Screamers sounds awesome: a science fiction flick based on Philip K. Dick with robots and post-apocalyptic war-zones starring Peter Weller? Sh’yeah, sign me up, right? Unfortunately the film itself isn’t as good as one would hope. That’s not to say it isn’t good, it just isn’t great.
As most science fiction plots are, it’s complicated. There’s a war on a mining planet, and both sides have just about exhausted their resources. Joe Hendricksson (Peter Weller) is lucky; his side created a pretty intense weapon that has kept them safe in their bunker: Autonomous Mobile Swords, or Screamers. Because, well, they scream right before they’re about to kill you.
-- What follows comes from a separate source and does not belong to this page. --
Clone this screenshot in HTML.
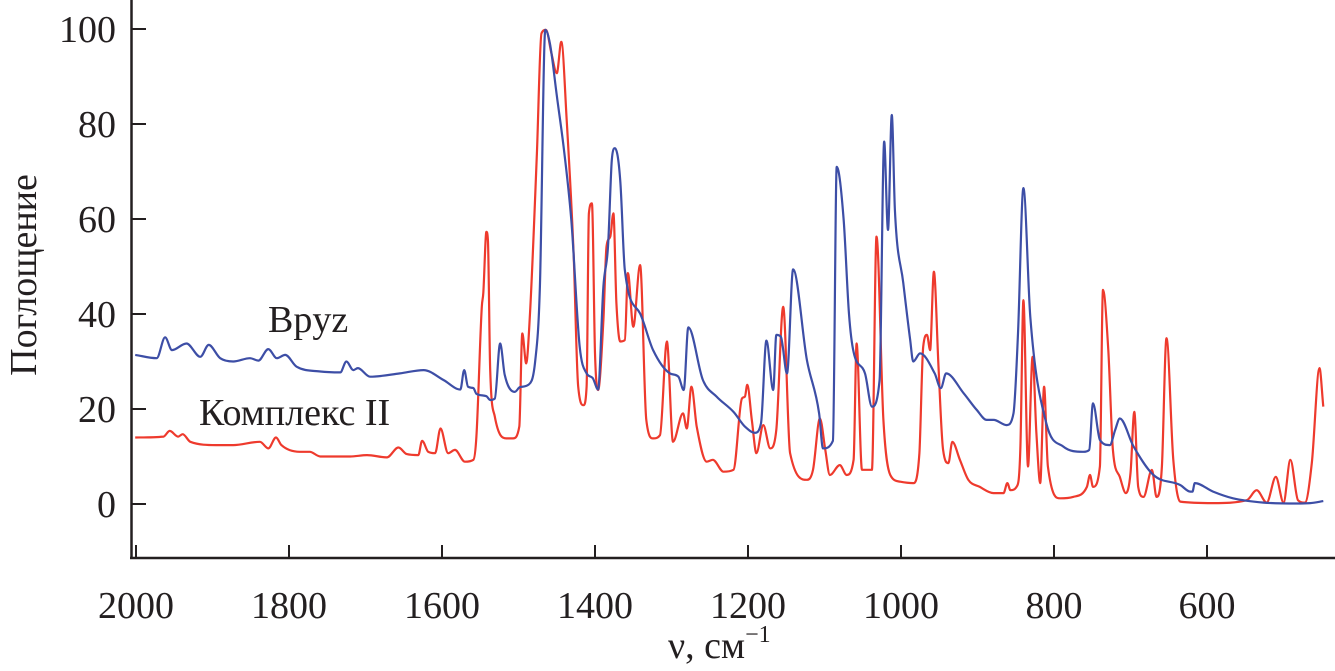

The Screamers detect your heartbeat, and that’s when they strike. The only way to survive when they’re near you is by having a device on your body that blots out your heartbeat’s signal, so you become invisible to the screamers. Any enemies without this device will soon be dinner for the screamers.
Some stuff happens and Hendricksson is soon convinced he and his company have been left on the planet to die. He takes a fresh-faced, idiot-boy soldier with him while trekking to the enemy’s headquarters. While he’s out there, he finds some really weird shit, namely Screamers that have taken a completely different form. Has the other side learned from and improved upon their
technology? Or, have the Screamers evolved into new “life” forms of their own volition?
As I said, it’s complicated, and frankly I didn’t really follow it until my husband explained it to me. Science fiction plots are often a weakness of mine, unfortunately. So, anyway, I don’t see the sense in explaining the whole thing here because, well, that wouldn’t be so much fun for you if you decide to watch the movie. Anyway, a whole lot of people with credibility thought this movie was pretty okay. I agree, it’s okay, but really nothing more. I was a little irritated with the characters; they’re all pretty one-dimensional and, well, some of them are straight-up annoying. There’s also that 90′s-badass-chick thing going on with the female lead, Jessica (Jennifer Rubin), and I find that stuff pretty insufferable. But, if that’s sort of thing, this isn’t a bad way to go.